[START]
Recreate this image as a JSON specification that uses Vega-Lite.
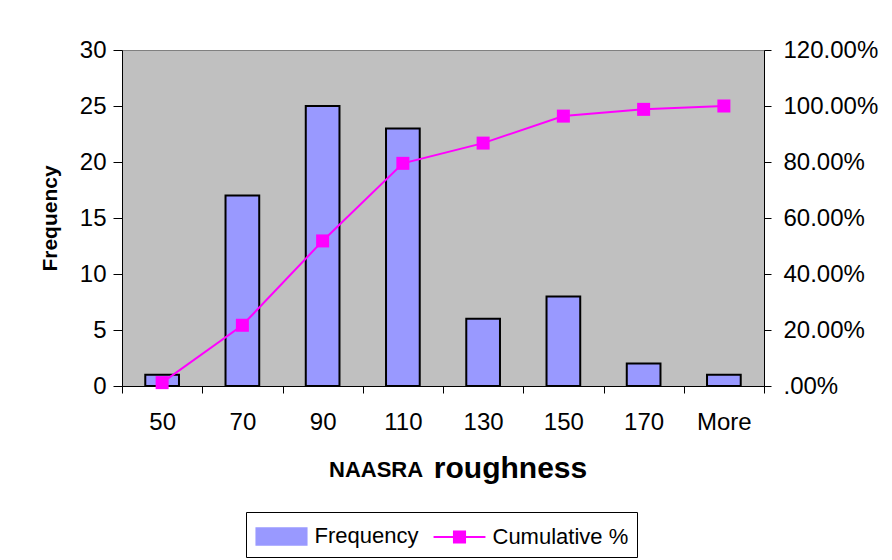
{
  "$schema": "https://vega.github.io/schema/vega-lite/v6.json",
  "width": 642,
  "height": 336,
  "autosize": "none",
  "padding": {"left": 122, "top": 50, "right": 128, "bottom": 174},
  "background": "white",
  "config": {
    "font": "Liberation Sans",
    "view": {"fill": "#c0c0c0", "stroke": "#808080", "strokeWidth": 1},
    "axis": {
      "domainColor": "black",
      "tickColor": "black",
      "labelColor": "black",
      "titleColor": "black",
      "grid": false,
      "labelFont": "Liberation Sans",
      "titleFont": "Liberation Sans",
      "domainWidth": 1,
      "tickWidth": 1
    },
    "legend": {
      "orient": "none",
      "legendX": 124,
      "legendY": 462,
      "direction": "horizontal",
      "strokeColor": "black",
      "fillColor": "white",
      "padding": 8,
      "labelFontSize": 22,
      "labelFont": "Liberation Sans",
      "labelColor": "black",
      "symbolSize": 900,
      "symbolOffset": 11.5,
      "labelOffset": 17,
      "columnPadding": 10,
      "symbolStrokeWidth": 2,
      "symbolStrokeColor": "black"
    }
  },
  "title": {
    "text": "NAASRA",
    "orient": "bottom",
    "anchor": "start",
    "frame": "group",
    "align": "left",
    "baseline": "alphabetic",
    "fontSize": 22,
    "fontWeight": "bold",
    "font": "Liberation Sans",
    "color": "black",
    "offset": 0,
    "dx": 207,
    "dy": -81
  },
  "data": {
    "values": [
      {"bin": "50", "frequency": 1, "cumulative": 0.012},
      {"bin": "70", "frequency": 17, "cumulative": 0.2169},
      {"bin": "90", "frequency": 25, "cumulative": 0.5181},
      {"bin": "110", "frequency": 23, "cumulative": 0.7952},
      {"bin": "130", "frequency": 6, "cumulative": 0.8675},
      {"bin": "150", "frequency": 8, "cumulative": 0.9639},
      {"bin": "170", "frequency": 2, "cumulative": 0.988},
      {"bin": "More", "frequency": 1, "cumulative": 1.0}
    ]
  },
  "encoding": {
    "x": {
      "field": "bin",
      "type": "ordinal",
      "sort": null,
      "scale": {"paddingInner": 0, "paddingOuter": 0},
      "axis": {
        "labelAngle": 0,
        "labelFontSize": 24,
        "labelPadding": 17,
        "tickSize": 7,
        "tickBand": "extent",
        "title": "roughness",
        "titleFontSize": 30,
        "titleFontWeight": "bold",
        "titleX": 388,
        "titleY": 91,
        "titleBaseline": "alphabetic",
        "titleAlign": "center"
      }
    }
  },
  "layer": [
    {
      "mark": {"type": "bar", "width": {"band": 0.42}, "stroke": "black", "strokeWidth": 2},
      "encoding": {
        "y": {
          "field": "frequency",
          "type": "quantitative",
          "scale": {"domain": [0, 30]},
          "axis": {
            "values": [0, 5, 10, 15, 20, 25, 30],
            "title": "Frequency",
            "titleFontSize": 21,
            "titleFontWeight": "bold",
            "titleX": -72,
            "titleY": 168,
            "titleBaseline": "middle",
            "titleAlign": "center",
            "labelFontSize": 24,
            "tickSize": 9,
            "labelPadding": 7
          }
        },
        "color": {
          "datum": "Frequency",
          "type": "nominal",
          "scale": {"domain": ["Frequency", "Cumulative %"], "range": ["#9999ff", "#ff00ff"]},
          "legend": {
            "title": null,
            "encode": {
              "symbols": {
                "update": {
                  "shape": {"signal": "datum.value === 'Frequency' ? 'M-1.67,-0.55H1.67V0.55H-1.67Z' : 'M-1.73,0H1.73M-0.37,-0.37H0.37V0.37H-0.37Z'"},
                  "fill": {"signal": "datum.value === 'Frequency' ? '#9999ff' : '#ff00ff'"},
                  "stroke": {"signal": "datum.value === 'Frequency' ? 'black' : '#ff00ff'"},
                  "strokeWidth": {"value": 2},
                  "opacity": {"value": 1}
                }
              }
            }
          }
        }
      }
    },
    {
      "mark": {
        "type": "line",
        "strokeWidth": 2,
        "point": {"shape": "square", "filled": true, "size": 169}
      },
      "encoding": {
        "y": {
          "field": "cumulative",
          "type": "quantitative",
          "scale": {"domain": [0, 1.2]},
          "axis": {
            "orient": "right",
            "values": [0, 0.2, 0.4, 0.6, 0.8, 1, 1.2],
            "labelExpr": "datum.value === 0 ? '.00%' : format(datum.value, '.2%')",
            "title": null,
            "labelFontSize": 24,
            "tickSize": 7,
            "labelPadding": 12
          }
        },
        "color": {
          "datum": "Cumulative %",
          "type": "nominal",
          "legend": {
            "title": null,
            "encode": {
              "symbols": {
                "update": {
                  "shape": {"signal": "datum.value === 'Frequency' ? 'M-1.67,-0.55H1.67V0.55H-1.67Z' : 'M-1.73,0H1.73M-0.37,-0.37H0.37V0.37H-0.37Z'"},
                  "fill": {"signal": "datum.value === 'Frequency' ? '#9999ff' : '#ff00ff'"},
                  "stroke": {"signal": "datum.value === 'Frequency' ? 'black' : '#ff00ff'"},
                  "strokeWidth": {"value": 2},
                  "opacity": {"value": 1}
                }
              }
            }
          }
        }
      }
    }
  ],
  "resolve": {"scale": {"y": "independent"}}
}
[END]
What you need to do – Reproduce the material in full, word for word, and omit the pictures.

Expected answer –
Recreate this image as a JSON specification that uses Vega-Lite.
{
  "$schema": "https://vega.github.io/schema/vega-lite/v6.json",
  "width": 642,
  "height": 336,
  "autosize": "none",
  "padding": {"left": 122, "top": 50, "right": 128, "bottom": 174},
  "background": "white",
  "config": {
    "font": "Liberation Sans",
    "view": {"fill": "#c0c0c0", "stroke": "#808080", "strokeWidth": 1},
    "axis": {
      "domainColor": "black",
      "tickColor": "black",
      "labelColor": "black",
      "titleColor": "black",
      "grid": false,
      "labelFont": "Liberation Sans",
      "titleFont": "Liberation Sans",
      "domainWidth": 1,
      "tickWidth": 1
    },
    "legend": {
      "orient": "none",
      "legendX": 124,
      "legendY": 462,
      "direction": "horizontal",
      "strokeColor": "black",
      "fillColor": "white",
      "padding": 8,
      "labelFontSize": 22,
      "labelFont": "Liberation Sans",
      "labelColor": "black",
      "symbolSize": 900,
      "symbolOffset": 11.5,
      "labelOffset": 17,
      "columnPadding": 10,
      "symbolStrokeWidth": 2,
      "symbolStrokeColor": "black"
    }
  },
  "title": {
    "text": "NAASRA",
    "orient": "bottom",
    "anchor": "start",
    "frame": "group",
    "align": "left",
    "baseline": "alphabetic",
    "fontSize": 22,
    "fontWeight": "bold",
    "font": "Liberation Sans",
    "color": "black",
    "offset": 0,
    "dx": 207,
    "dy": -81
  },
  "data": {
    "values": [
      {"bin": "50", "frequency": 1, "cumulative": 0.012},
      {"bin": "70", "frequency": 17, "cumulative": 0.2169},
      {"bin": "90", "frequency": 25, "cumulative": 0.5181},
      {"bin": "110", "frequency": 23, "cumulative": 0.7952},
      {"bin": "130", "frequency": 6, "cumulative": 0.8675},
      {"bin": "150", "frequency": 8, "cumulative": 0.9639},
      {"bin": "170", "frequency": 2, "cumulative": 0.988},
      {"bin": "More", "frequency": 1, "cumulative": 1.0}
    ]
  },
  "encoding": {
    "x": {
      "field": "bin",
      "type": "ordinal",
      "sort": null,
      "scale": {"paddingInner": 0, "paddingOuter": 0},
      "axis": {
        "labelAngle": 0,
        "labelFontSize": 24,
        "labelPadding": 17,
        "tickSize": 7,
        "tickBand": "extent",
        "title": "roughness",
        "titleFontSize": 30,
        "titleFontWeight": "bold",
        "titleX": 388,
        "titleY": 91,
        "titleBaseline": "alphabetic",
        "titleAlign": "center"
      }
    }
  },
  "layer": [
    {
      "mark": {"type": "bar", "width": {"band": 0.42}, "stroke": "black", "strokeWidth": 2},
      "encoding": {
        "y": {
          "field": "frequency",
          "type": "quantitative",
          "scale": {"domain": [0, 30]},
          "axis": {
            "values": [0, 5, 10, 15, 20, 25, 30],
            "title": "Frequency",
            "titleFontSize": 21,
            "titleFontWeight": "bold",
            "titleX": -72,
            "titleY": 168,
            "titleBaseline": "middle",
            "titleAlign": "center",
            "labelFontSize": 24,
            "tickSize": 9,
            "labelPadding": 7
          }
        },
        "color": {
          "datum": "Frequency",
          "type": "nominal",
          "scale": {"domain": ["Frequency", "Cumulative %"], "range": ["#9999ff", "#ff00ff"]},
          "legend": {
            "title": null,
            "encode": {
              "symbols": {
                "update": {
                  "shape": {"signal": "datum.value === 'Frequency' ? 'M-1.67,-0.55H1.67V0.55H-1.67Z' : 'M-1.73,0H1.73M-0.37,-0.37H0.37V0.37H-0.37Z'"},
                  "fill": {"signal": "datum.value === 'Frequency' ? '#9999ff' : '#ff00ff'"},
                  "stroke": {"signal": "datum.value === 'Frequency' ? 'black' : '#ff00ff'"},
                  "strokeWidth": {"value": 2},
                  "opacity": {"value": 1}
                }
              }
            }
          }
        }
      }
    },
    {
      "mark": {
        "type": "line",
        "strokeWidth": 2,
        "point": {"shape": "square", "filled": true, "size": 169}
      },
      "encoding": {
        "y": {
          "field": "cumulative",
          "type": "quantitative",
          "scale": {"domain": [0, 1.2]},
          "axis": {
            "orient": "right",
            "values": [0, 0.2, 0.4, 0.6, 0.8, 1, 1.2],
            "labelExpr": "datum.value === 0 ? '.00%' : format(datum.value, '.2%')",
            "title": null,
            "labelFontSize": 24,
            "tickSize": 7,
            "labelPadding": 12
          }
        },
        "color": {
          "datum": "Cumulative %",
          "type": "nominal",
          "legend": {
            "title": null,
            "encode": {
              "symbols": {
                "update": {
                  "shape": {"signal": "datum.value === 'Frequency' ? 'M-1.67,-0.55H1.67V0.55H-1.67Z' : 'M-1.73,0H1.73M-0.37,-0.37H0.37V0.37H-0.37Z'"},
                  "fill": {"signal": "datum.value === 'Frequency' ? '#9999ff' : '#ff00ff'"},
                  "stroke": {"signal": "datum.value === 'Frequency' ? 'black' : '#ff00ff'"},
                  "strokeWidth": {"value": 2},
                  "opacity": {"value": 1}
                }
              }
            }
          }
        }
      }
    }
  ],
  "resolve": {"scale": {"y": "independent"}}
}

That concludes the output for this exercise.